┏━━
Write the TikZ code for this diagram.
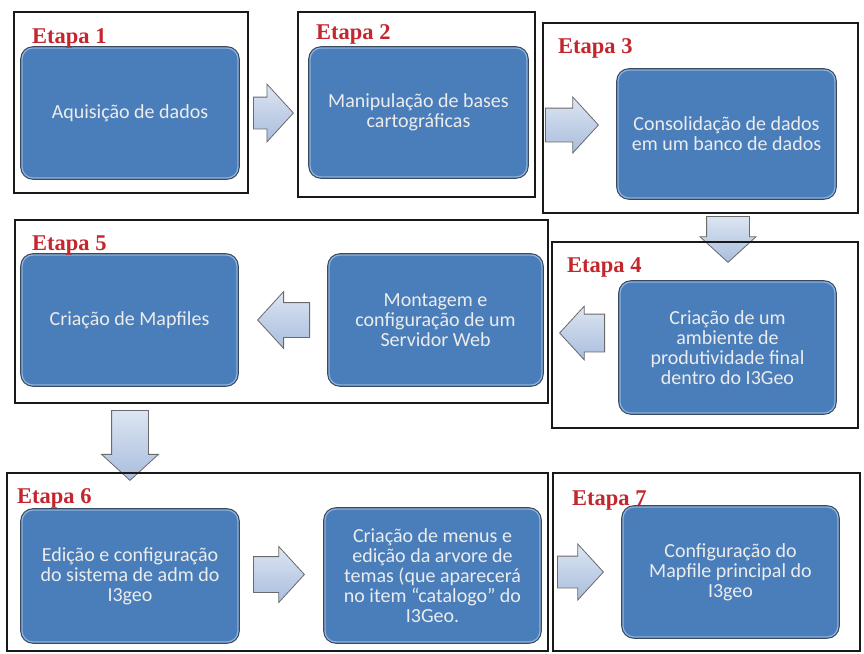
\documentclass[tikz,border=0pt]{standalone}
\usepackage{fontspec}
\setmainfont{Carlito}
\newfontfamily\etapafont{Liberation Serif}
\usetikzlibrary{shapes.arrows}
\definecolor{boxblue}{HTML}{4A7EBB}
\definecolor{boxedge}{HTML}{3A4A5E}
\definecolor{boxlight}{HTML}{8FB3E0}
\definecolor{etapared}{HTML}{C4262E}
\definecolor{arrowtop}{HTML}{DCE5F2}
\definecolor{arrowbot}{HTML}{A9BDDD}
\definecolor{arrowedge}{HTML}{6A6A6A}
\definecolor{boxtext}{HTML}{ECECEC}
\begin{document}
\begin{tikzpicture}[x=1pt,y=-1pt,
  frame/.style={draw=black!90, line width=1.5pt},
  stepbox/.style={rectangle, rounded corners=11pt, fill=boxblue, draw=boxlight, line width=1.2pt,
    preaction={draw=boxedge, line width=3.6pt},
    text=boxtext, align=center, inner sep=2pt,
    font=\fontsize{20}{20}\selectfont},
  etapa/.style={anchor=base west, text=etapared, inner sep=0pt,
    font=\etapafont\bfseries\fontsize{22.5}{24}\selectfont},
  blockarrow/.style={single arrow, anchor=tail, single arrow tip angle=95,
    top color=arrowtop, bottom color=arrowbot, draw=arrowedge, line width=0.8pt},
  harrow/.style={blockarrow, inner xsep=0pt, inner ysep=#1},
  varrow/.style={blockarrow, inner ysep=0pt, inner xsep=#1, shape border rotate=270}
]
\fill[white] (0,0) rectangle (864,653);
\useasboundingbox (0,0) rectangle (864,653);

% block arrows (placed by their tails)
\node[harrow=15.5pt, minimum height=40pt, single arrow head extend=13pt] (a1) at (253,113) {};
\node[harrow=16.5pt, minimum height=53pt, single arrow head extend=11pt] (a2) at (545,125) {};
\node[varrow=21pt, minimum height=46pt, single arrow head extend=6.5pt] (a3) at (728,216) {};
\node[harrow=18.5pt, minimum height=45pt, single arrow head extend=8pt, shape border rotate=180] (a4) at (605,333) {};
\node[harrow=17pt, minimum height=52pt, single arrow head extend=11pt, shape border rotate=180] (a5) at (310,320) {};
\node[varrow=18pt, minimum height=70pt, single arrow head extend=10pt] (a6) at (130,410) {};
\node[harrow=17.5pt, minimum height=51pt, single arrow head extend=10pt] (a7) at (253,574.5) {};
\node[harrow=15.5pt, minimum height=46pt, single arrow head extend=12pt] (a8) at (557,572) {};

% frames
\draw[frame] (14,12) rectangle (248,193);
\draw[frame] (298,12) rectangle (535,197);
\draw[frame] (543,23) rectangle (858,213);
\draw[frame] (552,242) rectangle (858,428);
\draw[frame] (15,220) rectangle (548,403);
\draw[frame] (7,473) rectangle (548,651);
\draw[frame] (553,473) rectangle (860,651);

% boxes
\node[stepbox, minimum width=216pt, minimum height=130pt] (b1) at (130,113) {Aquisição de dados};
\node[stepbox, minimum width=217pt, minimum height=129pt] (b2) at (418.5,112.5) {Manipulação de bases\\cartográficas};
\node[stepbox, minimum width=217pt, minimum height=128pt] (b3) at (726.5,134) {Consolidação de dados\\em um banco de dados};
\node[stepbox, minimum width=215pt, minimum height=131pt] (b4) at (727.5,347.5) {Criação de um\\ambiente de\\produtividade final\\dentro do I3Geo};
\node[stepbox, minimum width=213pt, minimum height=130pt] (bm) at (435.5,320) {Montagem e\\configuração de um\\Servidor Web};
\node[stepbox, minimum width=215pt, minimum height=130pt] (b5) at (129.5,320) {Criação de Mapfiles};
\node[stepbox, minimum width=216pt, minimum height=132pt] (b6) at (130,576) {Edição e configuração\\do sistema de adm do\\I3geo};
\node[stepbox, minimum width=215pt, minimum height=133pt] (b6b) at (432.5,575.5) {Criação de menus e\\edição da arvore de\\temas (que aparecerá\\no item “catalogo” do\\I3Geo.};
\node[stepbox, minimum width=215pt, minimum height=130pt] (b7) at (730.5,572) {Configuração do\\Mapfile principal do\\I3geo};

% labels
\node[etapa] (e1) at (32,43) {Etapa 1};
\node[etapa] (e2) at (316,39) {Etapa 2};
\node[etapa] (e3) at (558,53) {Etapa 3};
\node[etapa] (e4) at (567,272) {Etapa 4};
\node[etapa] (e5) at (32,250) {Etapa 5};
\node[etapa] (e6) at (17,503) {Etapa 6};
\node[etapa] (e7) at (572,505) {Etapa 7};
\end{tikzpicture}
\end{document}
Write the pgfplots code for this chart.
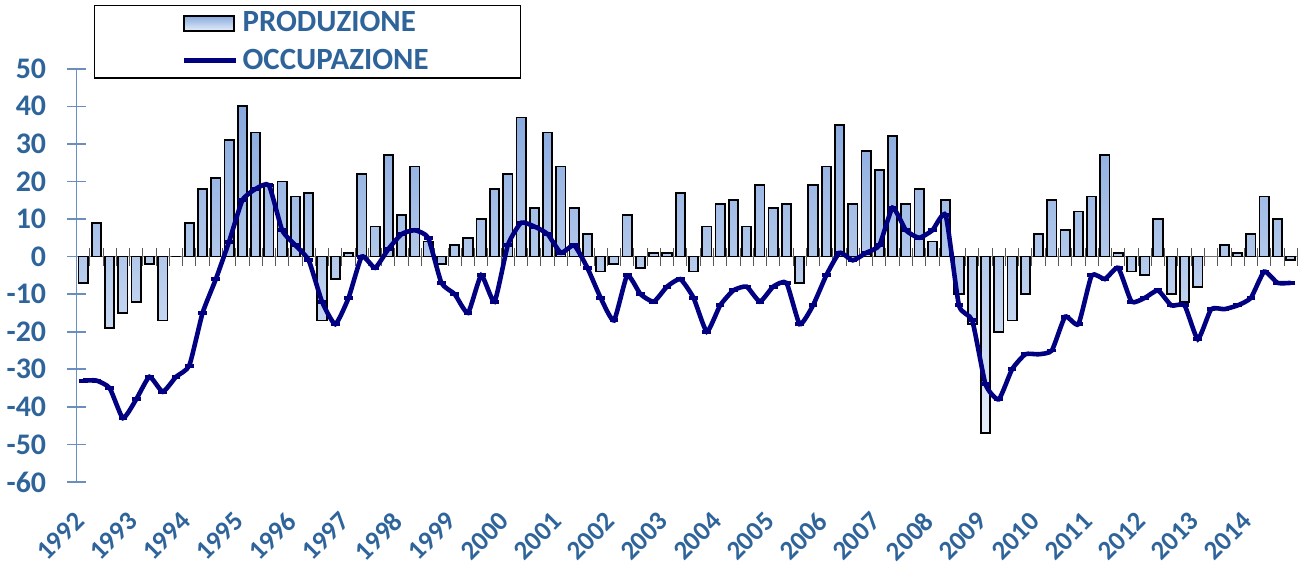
┗━━
### SHORT EXERCISE
Repeat each record exactly as shown above, dropping all images.

### ANSWER TO THIS EXERCISE
Write the TikZ code for this diagram.
\documentclass[tikz,border=0pt]{standalone}
\usepackage{fontspec}
\setmainfont{Carlito}
\newfontfamily\etapafont{Liberation Serif}
\usetikzlibrary{shapes.arrows}
\definecolor{boxblue}{HTML}{4A7EBB}
\definecolor{boxedge}{HTML}{3A4A5E}
\definecolor{boxlight}{HTML}{8FB3E0}
\definecolor{etapared}{HTML}{C4262E}
\definecolor{arrowtop}{HTML}{DCE5F2}
\definecolor{arrowbot}{HTML}{A9BDDD}
\definecolor{arrowedge}{HTML}{6A6A6A}
\definecolor{boxtext}{HTML}{ECECEC}
\begin{document}
\begin{tikzpicture}[x=1pt,y=-1pt,
  frame/.style={draw=black!90, line width=1.5pt},
  stepbox/.style={rectangle, rounded corners=11pt, fill=boxblue, draw=boxlight, line width=1.2pt,
    preaction={draw=boxedge, line width=3.6pt},
    text=boxtext, align=center, inner sep=2pt,
    font=\fontsize{20}{20}\selectfont},
  etapa/.style={anchor=base west, text=etapared, inner sep=0pt,
    font=\etapafont\bfseries\fontsize{22.5}{24}\selectfont},
  blockarrow/.style={single arrow, anchor=tail, single arrow tip angle=95,
    top color=arrowtop, bottom color=arrowbot, draw=arrowedge, line width=0.8pt},
  harrow/.style={blockarrow, inner xsep=0pt, inner ysep=#1},
  varrow/.style={blockarrow, inner ysep=0pt, inner xsep=#1, shape border rotate=270}
]
\fill[white] (0,0) rectangle (864,653);
\useasboundingbox (0,0) rectangle (864,653);

% block arrows (placed by their tails)
\node[harrow=15.5pt, minimum height=40pt, single arrow head extend=13pt] (a1) at (253,113) {};
\node[harrow=16.5pt, minimum height=53pt, single arrow head extend=11pt] (a2) at (545,125) {};
\node[varrow=21pt, minimum height=46pt, single arrow head extend=6.5pt] (a3) at (728,216) {};
\node[harrow=18.5pt, minimum height=45pt, single arrow head extend=8pt, shape border rotate=180] (a4) at (605,333) {};
\node[harrow=17pt, minimum height=52pt, single arrow head extend=11pt, shape border rotate=180] (a5) at (310,320) {};
\node[varrow=18pt, minimum height=70pt, single arrow head extend=10pt] (a6) at (130,410) {};
\node[harrow=17.5pt, minimum height=51pt, single arrow head extend=10pt] (a7) at (253,574.5) {};
\node[harrow=15.5pt, minimum height=46pt, single arrow head extend=12pt] (a8) at (557,572) {};

% frames
\draw[frame] (14,12) rectangle (248,193);
\draw[frame] (298,12) rectangle (535,197);
\draw[frame] (543,23) rectangle (858,213);
\draw[frame] (552,242) rectangle (858,428);
\draw[frame] (15,220) rectangle (548,403);
\draw[frame] (7,473) rectangle (548,651);
\draw[frame] (553,473) rectangle (860,651);

% boxes
\node[stepbox, minimum width=216pt, minimum height=130pt] (b1) at (130,113) {Aquisição de dados};
\node[stepbox, minimum width=217pt, minimum height=129pt] (b2) at (418.5,112.5) {Manipulação de bases\\cartográficas};
\node[stepbox, minimum width=217pt, minimum height=128pt] (b3) at (726.5,134) {Consolidação de dados\\em um banco de dados};
\node[stepbox, minimum width=215pt, minimum height=131pt] (b4) at (727.5,347.5) {Criação de um\\ambiente de\\produtividade final\\dentro do I3Geo};
\node[stepbox, minimum width=213pt, minimum height=130pt] (bm) at (435.5,320) {Montagem e\\configuração de um\\Servidor Web};
\node[stepbox, minimum width=215pt, minimum height=130pt] (b5) at (129.5,320) {Criação de Mapfiles};
\node[stepbox, minimum width=216pt, minimum height=132pt] (b6) at (130,576) {Edição e configuração\\do sistema de adm do\\I3geo};
\node[stepbox, minimum width=215pt, minimum height=133pt] (b6b) at (432.5,575.5) {Criação de menus e\\edição da arvore de\\temas (que aparecerá\\no item “catalogo” do\\I3Geo.};
\node[stepbox, minimum width=215pt, minimum height=130pt] (b7) at (730.5,572) {Configuração do\\Mapfile principal do\\I3geo};

% labels
\node[etapa] (e1) at (32,43) {Etapa 1};
\node[etapa] (e2) at (316,39) {Etapa 2};
\node[etapa] (e3) at (558,53) {Etapa 3};
\node[etapa] (e4) at (567,272) {Etapa 4};
\node[etapa] (e5) at (32,250) {Etapa 5};
\node[etapa] (e6) at (17,503) {Etapa 6};
\node[etapa] (e7) at (572,505) {Etapa 7};
\end{tikzpicture}
\end{document}
Write the pgfplots code for this chart.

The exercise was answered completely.